Monday, March 14, 2011

Notes from the world of me

It's been quite a good month for me, what with one thing or another. First, the Doctor Who story The Ark was released on DVD. Back in November 2008, I was interviewed for one of the the special features, "All's Wells that ends Wells". A lot of other people were interviewed for it, so there isn't much of me, but I'm happy to say that I haven't been misrepresented, though I'm pretty sure my comment about Brian Aldiss was linked to my saying that his novel Non-Stop was a major influence on The Ark, rather than to Aldiss' being consulted when Doctor Who was being devised. And I'm sorry that there wasn't space for my argument that isn't as firmly in the Wells via Wyndham and Quatermass tradition as it is sometimes thought - more Wells via Asimov and Aldiss. (Though Matthew Sweet does rightly say that it takes a long time for the Quatermass influence to assert itself in Who - I'd argue that there is in the early stages of conception a deliberate distancing from Quatermass). And irritatingly, 2Entertain have misspelt my name ('Antony', not 'Anthony'), though it's only a minor complaint.

The end of February saw publication of the volume I've co-edited, The Unsilent Library: Essays on the Russell T. Davies Era of the new Doctor Who. I'm very proud of this - it's about a year later than originally planned (but only six months later than what our original plan ought, in retrospect, to have been), but there's a lot of work went in at the editing stage, and there are some good articles, in particular those by Graham Sleight and Clare Parody. One of the better Who collections to have come out in the last couple of years, though I says so as shouldn't.

Then a week ago Vector 265 came out. This is Niall Harrison's last issue as editor, and is a special on Stephen Baxter. I've contributed "Putting the Past into the Future: The Time’s Tapestry sequence". There is also an edited version of my review of Ian McDonald's The Dervish House. And I also contributed a short introduction to an interview with Robert Holdstock that is in the tribute booklet to Holdstock that was sent out to BSFA members.

Coming up, I have my talk at Eight Years In Babylon.
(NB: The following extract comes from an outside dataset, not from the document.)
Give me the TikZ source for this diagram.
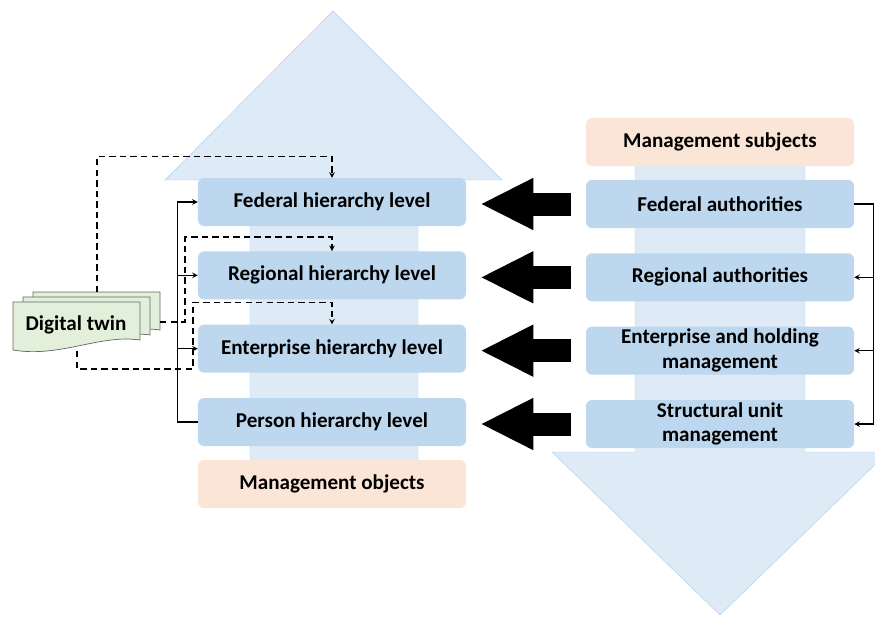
\documentclass[tikz,border=0pt]{standalone}
\usepackage{fontspec}
\setmainfont{Carlito}
\usepackage{tikz}
\usetikzlibrary{arrows.meta}
\definecolor{levelblue}{HTML}{BDD7EE}
\definecolor{flowblue}{HTML}{DEEBF7}
\definecolor{flowedge}{HTML}{B4CDE8}
\definecolor{peach}{HTML}{FBE5D6}
\definecolor{twingreen}{HTML}{E2EFDA}

\begin{document}
\begin{tikzpicture}[x=0.03cm, y=-0.03cm, node distance=2.2cm,
	level/.style={rectangle, rounded corners=0.18cm, fill=levelblue, minimum width=8.04cm, minimum height=1.44cm, inner sep=2pt, align=center, font=\fontsize{18}{21}\selectfont\bfseries},
	side/.style={level, fill=peach},
	link/.style={->, >=stealth, line width=1.1pt},
	dlink/.style={->, >=stealth, line width=1.1pt, dash pattern=on 5.5pt off 3.5pt},
	push/.style={line width=0.69cm, -{Triangle[width=1.44cm, length=1.59cm]}, shorten <=0.45cm, shorten >=0.42cm}]
	\useasboundingbox (0,0) rectangle (875,617);
	\clip (0,0) rectangle (875,617);

	% big flow arrows
	\filldraw[fill=flowblue, draw=flowedge] (333,11) -- (502,180) -- (418,180) -- (418,480) -- (250,480) -- (250,180) -- (165,180) -- cycle;
	\filldraw[fill=flowblue, draw=flowedge] (720,615) -- (888,452) -- (805,452) -- (805,140) -- (635,140) -- (635,452) -- (552,452) -- cycle;

	% management objects
	\node[level] (fed) at (332,202) {Federal hierarchy level};
	\node[level, below of=fed] (reg) {Regional hierarchy level};
	\node[level, below of=reg] (ent) {Enterprise hierarchy level};
	\node[level, below of=ent] (per) {Person hierarchy level};
	\node[side, below of=per, yshift=0.34cm] (obj) {Management objects};

	% management subjects
	\node[level] (fa) at (720,204) {Federal authorities};
	\node[level, below of=fa] (ra) {Regional authorities};
	\node[level, below of=ra] (eh) {Enterprise and holding\\management};
	\node[level, below of=eh] (su) {Structural unit\\management};
	\node[side, above of=fa, yshift=-0.34cm] (subj) {Management subjects};

	\foreach \s/\t in {fa/fed, ra/reg, eh/ent, su/per}
		\draw[push] (\s.west) -- (\s.west -| \t.east);

	\draw[link] (per.west) -- ++(-20,0) |- (fed.west);
	\coordinate (lbus) at ([xshift=-0.6cm]per.west);
	\draw[link] (lbus |- reg.west) -- (reg.west);
	\draw[link] (lbus |- ent.west) -- (ent.west);

	\draw[link] (fa.east) -- ++(19,0) |- (su.east);
	\coordinate (rbus) at ([xshift=0.57cm]fa.east);
	\draw[link] (rbus |- ra.east) -- (ra.east);
	\draw[link] (rbus |- eh.east) -- (eh.east);

	% digital twin
	\foreach \d in {20,10,0}
		\filldraw[fill=twingreen, draw=gray!80!black, line width=0.6pt] (13+\d,302-\d/2) -- (140+\d,302-\d/2) -- (140+\d,340-\d/2) .. controls (100+\d,334-\d/2) and (60+\d,358-\d/2) .. (13+\d,350-\d/2) -- cycle;
	\node[font=\fontsize{18}{21}\selectfont\bfseries] (dt) at (76,325) {Digital twin};
	\coordinate (dttop) at (97,292);
	\coordinate (dtright) at (160,322);
	\coordinate (dtbot) at (77,351);

	\draw[dlink] (dttop) |- ([yshift=0.63cm]fed.north) -- (fed.north);
	\draw[dlink] (dtright) -- ++(25,0) |- ([yshift=0.42cm]reg.north) -- (reg.north);
	\draw[dlink] (dtbot) -- ++(0,18) -- ++(116,0) |- ([yshift=0.66cm]ent.north) -- (ent.north);
\end{tikzpicture}
\end{document}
I also have a chapter I'm writing for a volume on cinematic receptions of ancient Egypt, a chapter in a volume on Neil Gaiman, and a paper at the Cinema and Antiquity conference in July. So I'll be busy for the next few months! And someone wants to use a photo of mine as the cover of a book.

1 comment:

Anonymous said...

Ooh, you will be at Cinema and Antiquity too? See you there, then! :-)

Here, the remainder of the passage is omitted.